The plays performed includeed two more segments: One a skit of what the children belived actually happened in D5, and believe me when you see another child casually lopping off imaginary limbs from a child co-actor, it scares you more than any newspaper or tv coverage would!

The other a conversation which followed into an interaction with the audience on what the NGO and theatre group have worked to achieve both pre and post Nithari.

The skits covered various issues the children face in their day to day lives: money, education, child labour, bad parenting, cruel intentions, religious bigotry and riots, and even love affairs which go off into tangential directions.

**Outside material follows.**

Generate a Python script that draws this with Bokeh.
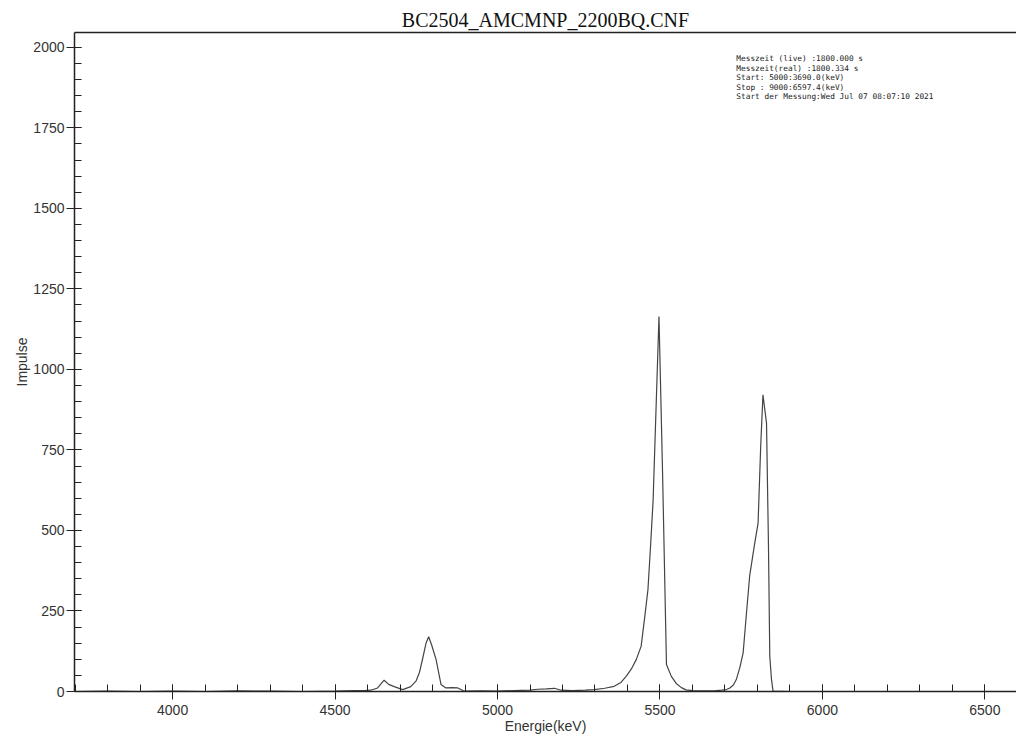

The plays have been scripted, directed and conceptualised by the children. The adults are around just to help them fine tune their ideas. Creative imagination lends itself to a boistrous and ebullient set of performances. There is always closure as everything returns to the natural order in the end. The world is utopian, imagined by children and very far away from the perspective of an adult.

While there was much debate on social issues and the Nithari debate did rage on, what mattered to me more, as an adult, a parent and a closet performer, was the children. Their innocence, their sense of fun, their desire to live in a better world, unlike the one we have given them, their intuitive sense of understanding, took you away from the slum clusters of their life to a wonderful imaginary world created by their expression. As a parent I know how much it takes to get 5o odd children to perform on stage towards a logical conclusion. As a parent I hoped their parents felt pride seeing them take to the stage so naturally. As a parent I wished they could all find their natural birthright: love, respect and nurturing.

In the end, they are just children. Surrounded by violence of the grossest kind, surrounded by poverty, need, apathy and neglect they still find time to be children, and for that one must always salute them!